According to Zebari, and many other Iraqi Kurdish leaders, Tehran’s ambitions in the region are in little doubt. The Iranians, they insist, are aiming to carve out a corridor for Shiite forces through the north of Iraq and policed by Shiite recruits like the PMUs

“They are breathing down our neck all along the Kurdish frontline from Sinjar to Khanaqin,” Zebari stressed.

“So far we have been accommodating, patient, coordinating to prevent skirmishes or flashes but this is building up,” he warned recently as the PMUs made their presence felt in and around Mosul.

Without doubt the post Mosul scenario is a pivotal moment for Iraqi Kurds and de-facto the future of Iraq as a whole.

Despite Western opposition that has repeatedly stated that it prefers a united Iraq, the KRG will run its referendum on September 25 to be followed by parliamentary and presidential elections on November 6.

While the results of the referendum will not be binding, the ballot, nevertheless, is expected to deliver the political ammunition the Iraqi Kurdish leadership needs to begin negotiating the break up with Baghdad or, in the worst case scenario, unilaterally declare independence.

“If talks fail,we will get back to the decision of people in the Kurdistan Region,” said Masrour Barzani, Chancellor of the Kurdistan Region Security Council, in a recent interview with Kurdistan24 news channel. “We will think about the interest of the Kurdistan region people and homeland. We will not wait to know what others approve or disapprove.”

It would be a mistake to dismiss such talk as mere posturing. Time and again during recent visits to Iraqi Kurdistan I heard Kurdish leaders emphasising the same position and response.

If the Erbil-Baghdad political stand-off poses one threat to the post-Mosul stability of Iraq then Sunni-Shia tensions pose another. It is worth remembering that when IS seized Mosul in 2014 it did so comparatively easily because some of the city’s largely Sunni population felt neglected by Baghdad’s Shia-dominated government.

It’s probably fair to say that some Sunnis even regarded the Iraqi Army as little more than an occupying power given the support that it had from Shia Iran.

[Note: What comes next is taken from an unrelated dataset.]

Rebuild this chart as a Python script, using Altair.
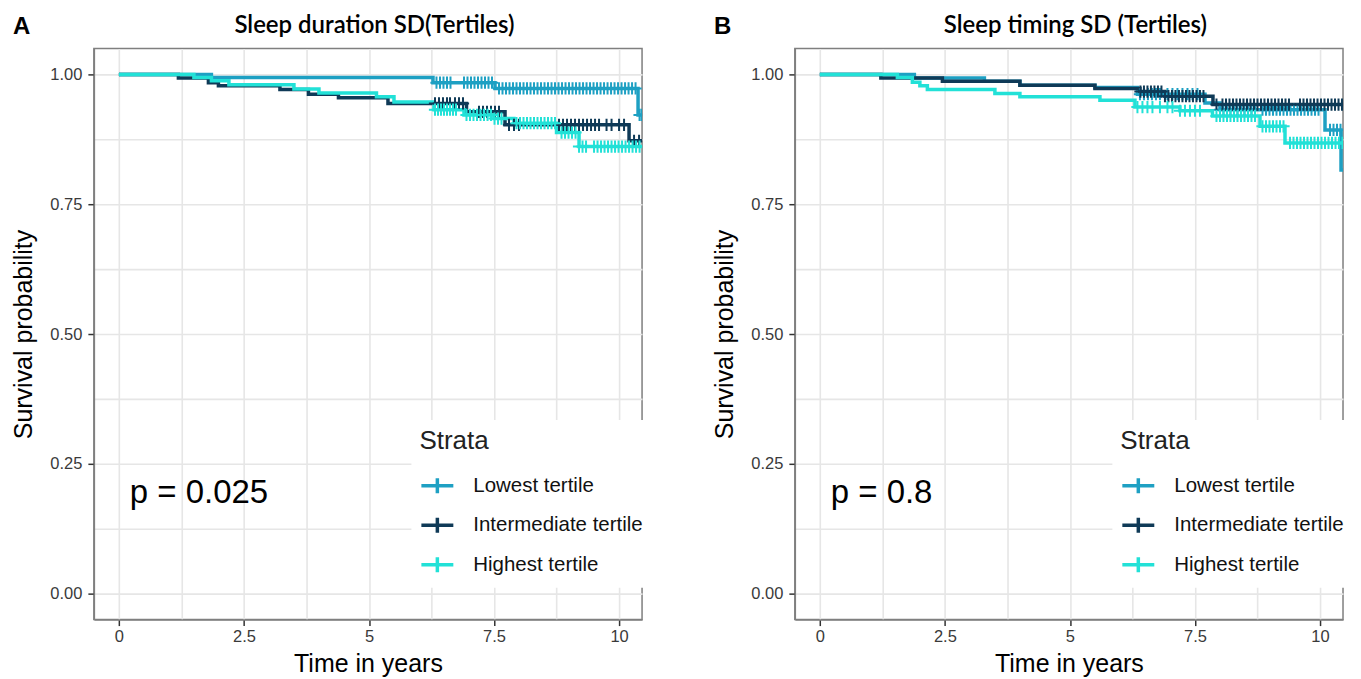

If tensions are to be prevented from rising again to the point of open conflict then enormous efforts must be made to bring Sunnis properly and meaningfully into the political fold. This includes Mosul itself. If past experience is anything to go by in other cities liberated from IS, like Fallujah and Ramadi, then the Iraqi government will need to up its game, failing as it has to effectively address Sunni concerns in both places.

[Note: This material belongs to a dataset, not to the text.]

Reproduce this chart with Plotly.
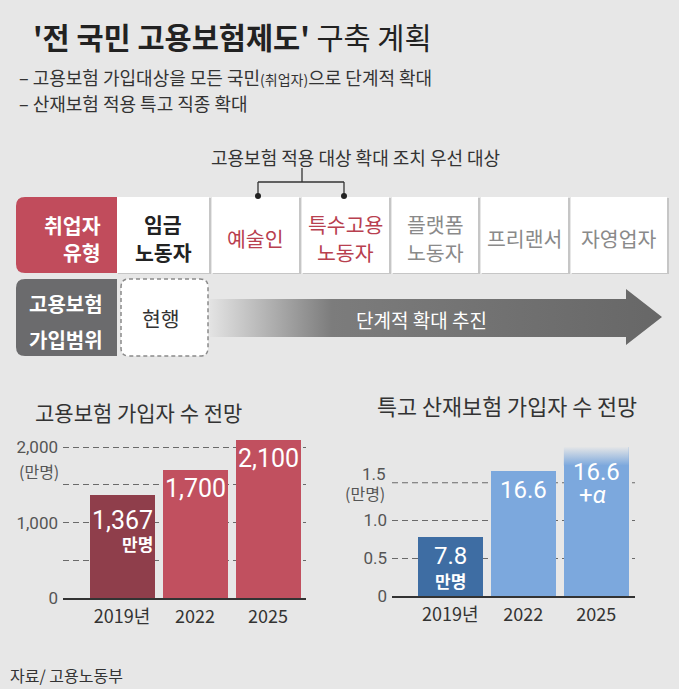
import plotly.graph_objects as go

# ---------------- data ----------------
emp_years = ["2019년", "2022", "2025"]
emp_values = [1367, 1700, 2100]          # 고용보험 가입자 수 (만명)
emp_labels = ["1,367", "1,700", "2,100"]
emp_ticks = [0, 500, 1000, 1500, 2000]
emp_ticktext = ["0", "", "1,000", "", "2,000"]

sp_years = ["2019년", "2022", "2025"]
sp_values = [0.78, 1.66, 1.98]           # 특고 산재보험 가입자 수 (axis units)
sp_labels = ["7.8", "16.6", "16.6"]
sp_ticks = [0, 0.5, 1.0, 1.5]
sp_ticktext = ["0", "0.5", "1.0", "1.5"]

worker_types = ["임금<br>노동자", "예술인", "특수고용<br>노동자", "플랫폼<br>노동자", "프리랜서", "자영업자"]

# ---------------- style ----------------
BG = "#e7e7e7"
KR = "Noto Sans CJK KR"
NUM = "Roboto"
RED_DARK, RED = "#8f3e4b", "#c1505f"
BLUE_DARK, BLUE = "#3e6da3", "#7ca8dd"
W, H = 679, 689          # design grid (reference pixels)
FIG_H = 699              # page height as photographed
BW = 0.89

fig = go.Figure()

# left chart bars
fig.add_trace(go.Bar(
    x=list(range(len(emp_years))), y=emp_values, width=BW,
    marker=dict(color=[RED_DARK] + [RED] * (len(emp_values) - 1), line=dict(width=0)),
    xaxis="x", yaxis="y", hoverinfo="skip", showlegend=False))

# right chart bars
fig.add_trace(go.Bar(
    x=list(range(len(sp_years))), y=sp_values, width=BW,
    marker=dict(color=[BLUE_DARK] + [BLUE] * (len(sp_values) - 1), line=dict(width=0)),
    xaxis="x2", yaxis="y2", hoverinfo="skip", showlegend=False))

# fade at the top of the last (open-ended) bar
i_last = len(sp_values) - 1
hi = sp_values[i_last]
lo = hi - 0.25
fig.add_trace(go.Scatter(
    x=[i_last - BW / 2, i_last + BW / 2, i_last + BW / 2, i_last - BW / 2, i_last - BW / 2],
    y=[lo, lo, hi, hi, lo], mode="lines", line=dict(width=0), fill="toself",
    fillgradient=dict(type="vertical", colorscale=[[0, BLUE], [1, BG]], start=lo, stop=hi),
    xaxis="x2", yaxis="y2", hoverinfo="skip", showlegend=False))

# gradient arrow (diagram, pixel overlay axes)
ax_x = [210, 626, 626, 662, 626, 626, 210, 210]
ax_y = [299, 299, 289, 317, 345, 337, 337, 299]
fig.add_trace(go.Scatter(
    x=ax_x, y=ax_y, mode="lines", line=dict(width=0), fill="toself",
    fillgradient=dict(type="horizontal",
                      colorscale=[[0, "#e3e3e3"], [0.27, "#7c7c7c"], [1, "#676767"]],
                      start=210, stop=662),
    xaxis="x3", yaxis="y3", hoverinfo="skip", showlegend=False))

shapes = []
ann = []

def px_ann(x, y, text, size, color="#333", xanchor="center", bold=False, family=KR, **kw):
    t = f"<b>{text}</b>" if bold else text
    ann.append(dict(x=x, y=y, xref="x3", yref="y3", text=t, showarrow=False,
                    xanchor=xanchor, yanchor="middle",
                    font=dict(family=family, size=size, color=color), **kw))

def rect(x0, y0, x1, y1, fill, **kw):
    shapes.append(dict(type="rect", xref="x3", yref="y3", x0=x0, y0=y0, x1=x1, y1=y1,
                       fillcolor=fill, line=dict(width=0), layer="below", **kw))

# title & subtitles
px_ann(31, 36, "<b>'전 국민 고용보험제도'</b> 구축 계획", 29.5, "#222", xanchor="left")
px_ann(17, 77, "– 고용보험 가입대상을 모든 국민<span style='font-size:14px'>(취업자)</span>으로 단계적 확대",
       18, "#333", xanchor="left")
px_ann(17, 103, "– 산재보험 적용 특고 직종 확대", 18, "#333", xanchor="left")

# bracket
px_ann(355, 157, "고용보험 적용 대상 확대 조치 우선 대상", 18, "#333")
for (x0, y0, x1, y1) in [(302, 168, 302, 182), (258, 182, 344, 182), (258, 182, 258, 195), (344, 182, 344, 195)]:
    shapes.append(dict(type="line", xref="x3", yref="y3", x0=x0, y0=y0, x1=x1, y1=y1,
                       line=dict(color="#333", width=1.3)))
for cx in (258, 344):
    shapes.append(dict(type="circle", xref="x3", yref="y3", x0=cx - 3, y0=193, x1=cx + 3, y1=199,
                       fillcolor="#222", line=dict(width=0)))

# header boxes
shapes.append(dict(type="path", xref="x3", yref="y3", layer="below",
                   path="M 117,197 L 25,197 Q 16,197 16,206 L 16,264 Q 16,273 25,273 L 117,273 Z",
                   fillcolor="#c14c5c", line=dict(width=0)))
shapes.append(dict(type="path", xref="x3", yref="y3", layer="below",
                   path="M 117,279 L 25,279 Q 16,279 16,288 L 16,347 Q 16,356 25,356 L 117,356 Z",
                   fillcolor="#6b6b6d", line=dict(width=0)))
shapes.append(dict(type="path", xref="x3", yref="y3", layer="below",
                   path="M 129,279 L 200,279 Q 208,279 208,287 L 208,348 Q 208,356 200,356 "
                        "L 129,356 Q 121,356 121,348 L 121,287 Q 121,279 129,279 Z",
                   fillcolor="#ffffff", line=dict(color="#8a8a8a", width=1.5, dash="4px,3px")))

cells = [(117, 209), (212, 299), (302, 389), (392, 478), (481, 568), (571, 667)]
for (x0, x1) in cells:
    rect(x0 + 1, 198, x1 + 2, 274, "#c6c6c6")
for (x0, x1) in cells:
    rect(x0, 197, x1, 273, "#ffffff")

cell_colors = ["#222", "#b8404f", "#b8404f", "#8a8a8a", "#8a8a8a", "#8a8a8a"]
cell_bold = [True, False, False, False, False, False]
for (x0, x1), label, col, b in zip(cells, worker_types, cell_colors, cell_bold):
    cx = (x0 + x1) / 2
    parts = label.split("<br>")
    if len(parts) == 2:
        px_ann(cx, 224, parts[0], 20.5, col, bold=b)
        px_ann(cx, 252, parts[1], 20.5, col, bold=b)
    else:
        px_ann(cx, 238, parts[0], 20.5, col, bold=b)

px_ann(103, 225, "취업자", 20.5, "#ffffff", xanchor="right", bold=True)
px_ann(103, 252, "유형", 20.5, "#ffffff", xanchor="right", bold=True)
px_ann(66, 303, "고용보험", 20, "#ffffff", bold=True)
px_ann(66, 339, "가입범위", 20, "#ffffff", bold=True)
px_ann(161, 318, "현행", 20.5, "#333")
px_ann(421, 319, "단계적 확대 추진", 19, "#ffffff")

# chart titles, units, source
px_ann(33, 412, "고용보험 가입자 수 전망", 21, "#333", xanchor="left")
px_ann(375, 405, "특고 산재보험 가입자 수 전망", 21.8, "#333", xanchor="left")
px_ann(39, 471, "(만명)", 16, "#555")
px_ann(365, 493, "(만명)", 16, "#555")
px_ann(8, 675, "자료/ 고용노동부", 16, "#333", xanchor="left")

# top tick label of the right chart sits just above its gridline to leave room for the unit
ann.append(dict(x=0, y=sp_ticks[-1], xref="x2 domain", yref="y2", text=sp_ticktext[-1],
                showarrow=False, xanchor="right", yanchor="middle", xshift=-4, yshift=9,
                font=dict(family=NUM, size=17, color="#555")))

# bar value labels
for i, (v, lab) in enumerate(zip(emp_values, emp_labels)):
    off = 26 if i == 0 else 19
    ann.append(dict(x=i, y=v, xref="x", yref="y", text=lab, showarrow=False, yanchor="middle",
                    yshift=-off, font=dict(family=NUM, size=25, color="#ffffff")))
ann.append(dict(x=0, y=emp_values[0], xref="x", yref="y", text="<b>만명</b>", showarrow=False,
                yanchor="middle", yshift=-49, xshift=15, font=dict(family=KR, size=17, color="#ffffff")))

for i, (v, lab) in enumerate(zip(sp_values, sp_labels)):
    off = 25 if i == len(sp_values) - 1 else 19
    ann.append(dict(x=i, y=v, xref="x2", yref="y2", text=lab, showarrow=False, yanchor="middle",
                    yshift=-off, font=dict(family=NUM, size=24, color="#ffffff")))
ann.append(dict(x=0, y=sp_values[0], xref="x2", yref="y2", text="<b>만명</b>", showarrow=False,
                yanchor="middle", yshift=-43, font=dict(family=KR, size=17, color="#ffffff")))
ann.append(dict(x=i_last, y=sp_values[i_last], xref="x2", yref="y2", text="+<i>α</i>", showarrow=False,
                yanchor="middle", yshift=-48, xshift=-4, font=dict(family=NUM, size=24, color="#ffffff")))

def yd(top_px, bottom_px):
    return [1 - bottom_px / H, 1 - top_px / H]

axis_common = dict(showgrid=False, zeroline=False, ticks="", fixedrange=True)
grid_common = dict(showgrid=True, gridcolor="#6a6a6a", gridwidth=1, griddash="6px,4px",
                   zeroline=False, ticks="", showline=False, fixedrange=True,
                   tickfont=dict(family=NUM, size=17, color="#555"), ticklabelstandoff=4)

# right-chart gridline for the top tick (its label is an annotation)
shapes.append(dict(type="line", xref="x2 domain", yref="y2", x0=0, x1=1, y0=sp_ticks[-1], y1=sp_ticks[-1],
                   line=dict(color="#6a6a6a", width=1, dash="6px,4px"), layer="below"))

fig.update_layout(
    width=W, height=FIG_H, margin=dict(l=0, r=0, t=0, b=0),
    paper_bgcolor=BG, plot_bgcolor="rgba(0,0,0,0)",
    bargap=0, showlegend=False,
    xaxis=dict(domain=[63 / W, 306 / W], range=[-0.81, 2.52], tickvals=list(range(len(emp_years))),
               ticktext=emp_years, showline=True, linecolor="#333", linewidth=1.5,
               tickfont=dict(family=KR, size=18, color="#333"), ticklabelstandoff=2, **axis_common),
    yaxis=dict(domain=yd(432, 598), range=[0, 2200], tickvals=emp_ticks, ticktext=emp_ticktext,
               **grid_common),
    xaxis2=dict(domain=[392 / W, 635 / W], range=[-0.80, 2.53], tickvals=list(range(len(sp_years))),
                ticktext=sp_years, showline=True, linecolor="#333", linewidth=1.5, anchor="y2",
                tickfont=dict(family=KR, size=18, color="#333"), ticklabelstandoff=2, **axis_common),
    yaxis2=dict(domain=yd(445, 596), range=[0, 2.0], tickvals=sp_ticks[:-1], ticktext=sp_ticktext[:-1],
                anchor="x2", **grid_common),
    xaxis3=dict(domain=[0, 1], range=[0, W], visible=False, anchor="y3", fixedrange=True),
    yaxis3=dict(domain=[0, 1], range=[H, 0], visible=False, anchor="x3", fixedrange=True),
    shapes=shapes, annotations=ann,
)

post = ("document.documentElement.style.margin='0';document.documentElement.style.overflow='hidden';"
        "document.documentElement.style.background='" + BG + "';"
        "document.body.style.margin='0';document.body.style.overflow='hidden';"
        "document.body.style.background='" + BG + "';"
        "var gd=document.querySelector('.plotly-graph-div');"
        "gd.style.position='absolute';gd.style.left='0px';gd.style.top='0px';")
fig.write_html("out.html", config={"displayModeBar": False}, post_script=post)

Given the ongoing sectarian tension between Sunnis and Shias throughout the Middle East few are optimistic about the chances of their peaceful coexistence in a unified Iraq, not least in one where the Kurds have already staked their claim to secession.

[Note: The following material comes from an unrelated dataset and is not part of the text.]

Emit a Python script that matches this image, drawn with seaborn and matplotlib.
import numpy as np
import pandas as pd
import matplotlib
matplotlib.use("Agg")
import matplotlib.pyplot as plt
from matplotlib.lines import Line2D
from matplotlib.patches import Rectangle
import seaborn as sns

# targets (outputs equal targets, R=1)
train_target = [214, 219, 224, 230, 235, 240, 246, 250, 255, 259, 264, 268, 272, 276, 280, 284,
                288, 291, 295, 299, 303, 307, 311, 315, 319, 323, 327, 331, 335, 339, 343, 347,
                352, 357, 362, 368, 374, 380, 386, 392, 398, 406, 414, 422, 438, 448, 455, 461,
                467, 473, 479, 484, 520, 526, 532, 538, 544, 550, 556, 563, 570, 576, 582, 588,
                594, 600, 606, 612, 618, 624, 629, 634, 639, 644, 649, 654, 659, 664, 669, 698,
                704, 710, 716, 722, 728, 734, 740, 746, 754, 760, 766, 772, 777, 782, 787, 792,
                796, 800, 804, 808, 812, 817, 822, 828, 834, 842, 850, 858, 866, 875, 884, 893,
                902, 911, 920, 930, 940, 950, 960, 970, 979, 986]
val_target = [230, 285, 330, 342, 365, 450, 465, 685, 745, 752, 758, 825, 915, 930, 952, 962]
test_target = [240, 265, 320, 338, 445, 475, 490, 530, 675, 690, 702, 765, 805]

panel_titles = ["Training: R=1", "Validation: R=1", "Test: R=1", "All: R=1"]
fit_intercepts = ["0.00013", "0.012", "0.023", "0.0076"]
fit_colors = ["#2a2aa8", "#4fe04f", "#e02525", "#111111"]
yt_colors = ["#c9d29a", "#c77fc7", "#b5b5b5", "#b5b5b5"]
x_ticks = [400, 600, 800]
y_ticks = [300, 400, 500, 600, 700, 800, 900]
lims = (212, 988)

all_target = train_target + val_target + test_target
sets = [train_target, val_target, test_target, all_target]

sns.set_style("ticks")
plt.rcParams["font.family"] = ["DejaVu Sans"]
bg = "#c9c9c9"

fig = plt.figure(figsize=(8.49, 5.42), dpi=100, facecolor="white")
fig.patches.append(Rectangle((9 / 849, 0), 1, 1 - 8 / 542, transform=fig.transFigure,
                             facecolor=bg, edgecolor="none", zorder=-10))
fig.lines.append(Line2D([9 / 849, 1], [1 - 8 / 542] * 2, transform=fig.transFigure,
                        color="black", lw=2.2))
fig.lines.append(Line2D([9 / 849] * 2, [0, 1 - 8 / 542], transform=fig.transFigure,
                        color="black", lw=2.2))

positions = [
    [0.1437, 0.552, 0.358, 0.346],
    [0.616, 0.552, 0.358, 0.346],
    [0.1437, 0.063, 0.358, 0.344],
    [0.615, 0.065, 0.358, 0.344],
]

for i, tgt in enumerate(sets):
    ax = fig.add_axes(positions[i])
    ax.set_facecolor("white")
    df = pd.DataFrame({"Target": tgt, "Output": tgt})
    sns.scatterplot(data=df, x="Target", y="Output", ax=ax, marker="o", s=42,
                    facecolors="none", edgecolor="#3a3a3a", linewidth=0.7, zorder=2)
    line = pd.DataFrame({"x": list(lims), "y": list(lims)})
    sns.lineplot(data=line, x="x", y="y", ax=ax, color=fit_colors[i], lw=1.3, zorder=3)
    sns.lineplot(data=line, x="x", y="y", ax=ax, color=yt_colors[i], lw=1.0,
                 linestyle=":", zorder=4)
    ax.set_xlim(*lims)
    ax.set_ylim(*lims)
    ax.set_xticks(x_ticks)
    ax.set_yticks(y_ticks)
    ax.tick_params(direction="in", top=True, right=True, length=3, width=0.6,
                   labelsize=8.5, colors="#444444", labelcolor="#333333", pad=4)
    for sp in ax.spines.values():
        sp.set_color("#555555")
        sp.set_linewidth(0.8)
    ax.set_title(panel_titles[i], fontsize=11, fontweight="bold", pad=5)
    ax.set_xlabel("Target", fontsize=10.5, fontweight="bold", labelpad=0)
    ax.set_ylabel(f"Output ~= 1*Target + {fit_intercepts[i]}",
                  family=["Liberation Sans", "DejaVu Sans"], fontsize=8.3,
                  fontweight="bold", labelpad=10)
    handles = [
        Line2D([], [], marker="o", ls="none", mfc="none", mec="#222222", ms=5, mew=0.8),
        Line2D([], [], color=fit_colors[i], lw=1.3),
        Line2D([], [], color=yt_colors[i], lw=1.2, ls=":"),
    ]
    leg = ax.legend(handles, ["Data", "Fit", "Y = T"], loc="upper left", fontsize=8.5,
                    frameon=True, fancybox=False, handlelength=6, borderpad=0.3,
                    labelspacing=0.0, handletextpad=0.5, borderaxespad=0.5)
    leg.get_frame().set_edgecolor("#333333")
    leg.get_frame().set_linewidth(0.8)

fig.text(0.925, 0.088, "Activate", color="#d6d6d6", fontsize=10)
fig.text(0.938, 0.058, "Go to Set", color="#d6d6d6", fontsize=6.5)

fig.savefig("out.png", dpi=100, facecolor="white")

Which takes us back to the city of Mosul itself where the immediate and enormous practical challenges it presents sit against this wider political backdrop.

First and foremost let’s not forget that IS still control the Iraqi cities of Tal Afar and Hawija not far from Mosul. While considerably smaller they will still prove tough nuts to crack even though for some time the Iraqi Army and PMUs have surrounded them.

What comes next in Mosul itself will be the measure of what lies ahead. It will require careful planning, diplomacy, implementation and coordination among the Iraqi government, US military, diplomatic entities, aid and UN agencies.

The desperate humanitarian situation including addressing acute water, power and medical shortages and developing a strategy for helping remaining displaced Iraqis to return home has to be a priority.

With over a million people from Mosul and 3.3m across Iraq uprooted, the task is daunting. So, too, is the task of providing immediate security in terms of clearing unexploded ordnance and improvised explosive booby-trap devices.

If the post-liberation landscape of Mosul is little more than one giant minefield then the political landscape is no less combustible. Mosul, its citizens and indeed Iraq as a whole face a difficult and dangerous time ahead. The agony is far from over.